» What is expected: Omit all images, then return the remaining material exactly as it stands.

» Material provided:
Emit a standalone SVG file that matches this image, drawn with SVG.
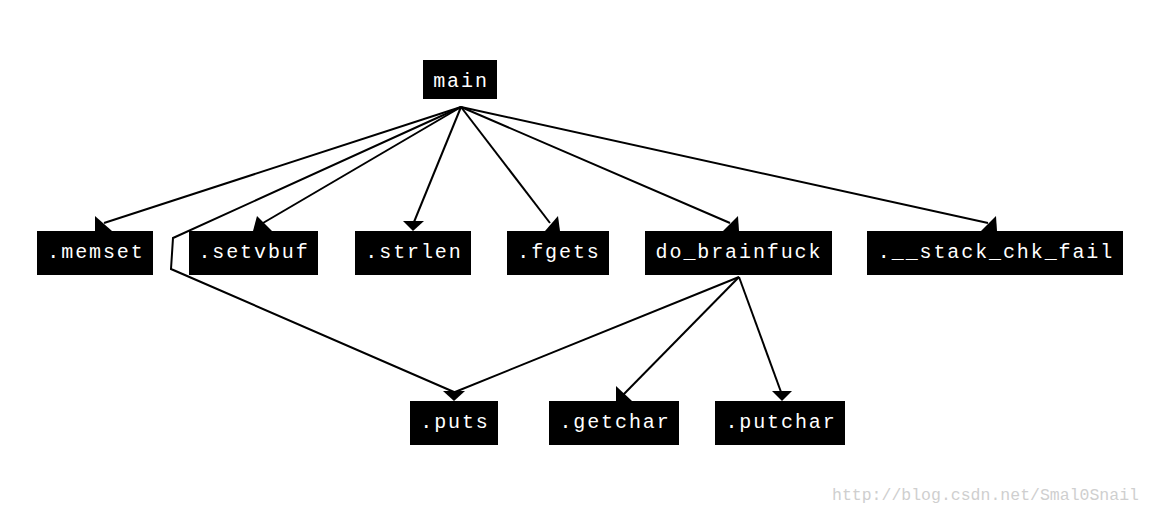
<svg xmlns="http://www.w3.org/2000/svg" width="1153" height="514" viewBox="0 0 1153 514">
<style>
.edge{fill:none;stroke:#000;stroke-width:2}
.ah{fill:#000;stroke:none}
.box{fill:#000}
.lbl{fill:#fff;font-family:"Liberation Mono",monospace;font-size:20px;letter-spacing:1.9px;text-anchor:middle}
.wm{fill:#cfcfcf;font-family:"Liberation Mono",monospace;font-size:16.5px}
</style>
<rect width="1153" height="514" fill="#fff"/>
<g id="edges">
<polyline class="edge" points="461,107 104,223"/>
<polyline class="edge" points="461,107 263,223"/>
<polyline class="edge" points="461,107 414,222"/>
<polyline class="edge" points="461,107 550,223"/>
<polyline class="edge" points="461,107 730,223"/>
<polyline class="edge" points="461,107 988,223"/>
<polyline class="edge" points="461,107 173,238 171,269 454,392"/>
<polyline class="edge" points="739,277 455,392"/>
<polyline class="edge" points="739,277 623,395"/>
<polyline class="edge" points="739,277 781,392"/>
<polygon class="ah" points="95,216 95,231 112,231"/>
<polygon class="ah" points="257,216 253,231 272,231"/>
<polygon class="ah" points="403,221 424,221 413,231"/>
<polygon class="ah" points="558,216 545,231 560,231"/>
<polygon class="ah" points="738,216 723,231 739,231"/>
<polygon class="ah" points="996,216 981,231 997,231"/>
<polygon class="ah" points="443,391 465,391 454,401"/>
<polygon class="ah" points="616,386 616,401 632,401"/>
<polygon class="ah" points="772,391 792,391 782,401"/>
</g>
<g id="main"><rect class="box" x="423" y="60" width="74" height="39"/><text class="lbl" x="461" y="87">main</text></g>
<g id="memset"><rect class="box" x="37" y="231" width="116" height="44"/><text class="lbl" x="96" y="258">.memset</text></g>
<g id="setvbuf"><rect class="box" x="189" y="231" width="129" height="44"/><text class="lbl" x="254" y="258">.setvbuf</text></g>
<g id="strlen"><rect class="box" x="355" y="231" width="116" height="44"/><text class="lbl" x="414" y="258">.strlen</text></g>
<g id="fgets"><rect class="box" x="507" y="231" width="102" height="44"/><text class="lbl" x="559" y="258">.fgets</text></g>
<g id="do_brainfuck"><rect class="box" x="645" y="231" width="187" height="44"/><text class="lbl" x="739" y="258">do_brainfuck</text></g>
<g id="stack_chk_fail"><rect class="box" x="867" y="231" width="256" height="44"/><text class="lbl" x="996" y="258">.__stack_chk_fail</text></g>
<g id="puts"><rect class="box" x="410" y="401" width="88" height="44"/><text class="lbl" x="455" y="428">.puts</text></g>
<g id="getchar"><rect class="box" x="549" y="401" width="130" height="44"/><text class="lbl" x="615" y="428">.getchar</text></g>
<g id="putchar"><rect class="box" x="715" y="401" width="130" height="44"/><text class="lbl" x="781" y="428">.putchar</text></g>
<text class="wm" x="832" y="500">http://blog.csdn.net/Smal0Snail</text>
</svg>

» Solution below:
Emit a standalone SVG file that matches this image, drawn with SVG.
<svg xmlns="http://www.w3.org/2000/svg" width="1153" height="514" viewBox="0 0 1153 514">
<style>
.edge{fill:none;stroke:#000;stroke-width:2}
.ah{fill:#000;stroke:none}
.box{fill:#000}
.lbl{fill:#fff;font-family:"Liberation Mono",monospace;font-size:20px;letter-spacing:1.9px;text-anchor:middle}
.wm{fill:#cfcfcf;font-family:"Liberation Mono",monospace;font-size:16.5px}
</style>
<rect width="1153" height="514" fill="#fff"/>
<g id="edges">
<polyline class="edge" points="461,107 104,223"/>
<polyline class="edge" points="461,107 263,223"/>
<polyline class="edge" points="461,107 414,222"/>
<polyline class="edge" points="461,107 550,223"/>
<polyline class="edge" points="461,107 730,223"/>
<polyline class="edge" points="461,107 988,223"/>
<polyline class="edge" points="461,107 173,238 171,269 454,392"/>
<polyline class="edge" points="739,277 455,392"/>
<polyline class="edge" points="739,277 623,395"/>
<polyline class="edge" points="739,277 781,392"/>
<polygon class="ah" points="95,216 95,231 112,231"/>
<polygon class="ah" points="257,216 253,231 272,231"/>
<polygon class="ah" points="403,221 424,221 413,231"/>
<polygon class="ah" points="558,216 545,231 560,231"/>
<polygon class="ah" points="738,216 723,231 739,231"/>
<polygon class="ah" points="996,216 981,231 997,231"/>
<polygon class="ah" points="443,391 465,391 454,401"/>
<polygon class="ah" points="616,386 616,401 632,401"/>
<polygon class="ah" points="772,391 792,391 782,401"/>
</g>
<g id="main"><rect class="box" x="423" y="60" width="74" height="39"/><text class="lbl" x="461" y="87">main</text></g>
<g id="memset"><rect class="box" x="37" y="231" width="116" height="44"/><text class="lbl" x="96" y="258">.memset</text></g>
<g id="setvbuf"><rect class="box" x="189" y="231" width="129" height="44"/><text class="lbl" x="254" y="258">.setvbuf</text></g>
<g id="strlen"><rect class="box" x="355" y="231" width="116" height="44"/><text class="lbl" x="414" y="258">.strlen</text></g>
<g id="fgets"><rect class="box" x="507" y="231" width="102" height="44"/><text class="lbl" x="559" y="258">.fgets</text></g>
<g id="do_brainfuck"><rect class="box" x="645" y="231" width="187" height="44"/><text class="lbl" x="739" y="258">do_brainfuck</text></g>
<g id="stack_chk_fail"><rect class="box" x="867" y="231" width="256" height="44"/><text class="lbl" x="996" y="258">.__stack_chk_fail</text></g>
<g id="puts"><rect class="box" x="410" y="401" width="88" height="44"/><text class="lbl" x="455" y="428">.puts</text></g>
<g id="getchar"><rect class="box" x="549" y="401" width="130" height="44"/><text class="lbl" x="615" y="428">.getchar</text></g>
<g id="putchar"><rect class="box" x="715" y="401" width="130" height="44"/><text class="lbl" x="781" y="428">.putchar</text></g>
<text class="wm" x="832" y="500">http://blog.csdn.net/Smal0Snail</text>
</svg>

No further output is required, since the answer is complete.